In its report to the Superior Court, the commission stated in pertinent part: “[W]e have determined that contractor’s equipment was stored on lot 33-34 as of June 8,1959, when zoning was enacted. We have found this to be a continuous use but minimal, secondary, and incidental to the principal place of business at lots 41 and 25-1 and later at the Millerton, N. Y., site.

* ** *

“Finally we have found that the present use is not a continuation of the use as a secondary site for equipment and material storage. This secondary, periodic and incidental use which characterized the non-conforming use in 1959 has been converted to a principal, continuous storage site for equipment and materials and the use of the premises as the principal site of the business. We find this to be a change in the basic character of [the] use as it was known in the neighborhood, and therefore a change in the use, rather than merely an intensification of a prior, non-conforming use. The current character and level of use has been caused not by natural growth of the activities undertaken in 1959 on lot 33-34, but rather by its conversion to a principal storage facility and principal place of business for a business whose principal place of business and storage had always been somewhere else.”
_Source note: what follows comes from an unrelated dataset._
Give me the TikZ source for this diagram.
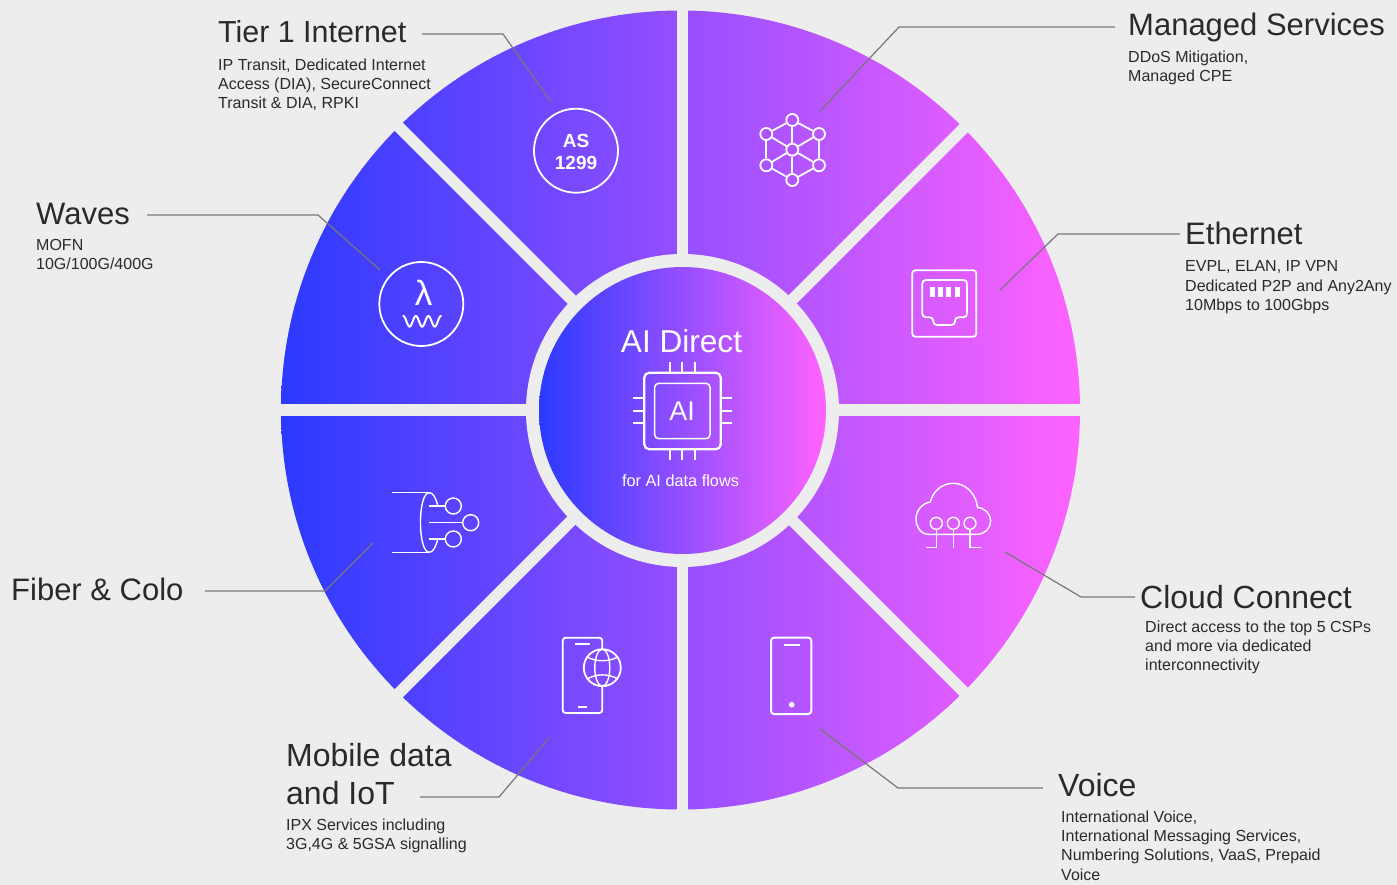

The cease and desist order involved in this case declared that the defendant was in violation of the applicable zoning regulations “by storing contractor’s vehicles and equipment without a permit on property you own on Lincoln City Road.” The plaintiff’s verified complaint seeks enforcement of that cease and desist order. It does not challenge the defendant’s use of his property as the principal place of business of Brazzale Construction. Consequently, the location of the defendant’s business activity, as opposed to his storage of contractor’s vehicles and equipment, plays no role in our review of the trial court’s action. Whether those activities are lawful, then, is not before us. We must decide, instead, whether and to what extent the defendant can use his property for the purpose of “storing contractor’s vehicles and equipment.”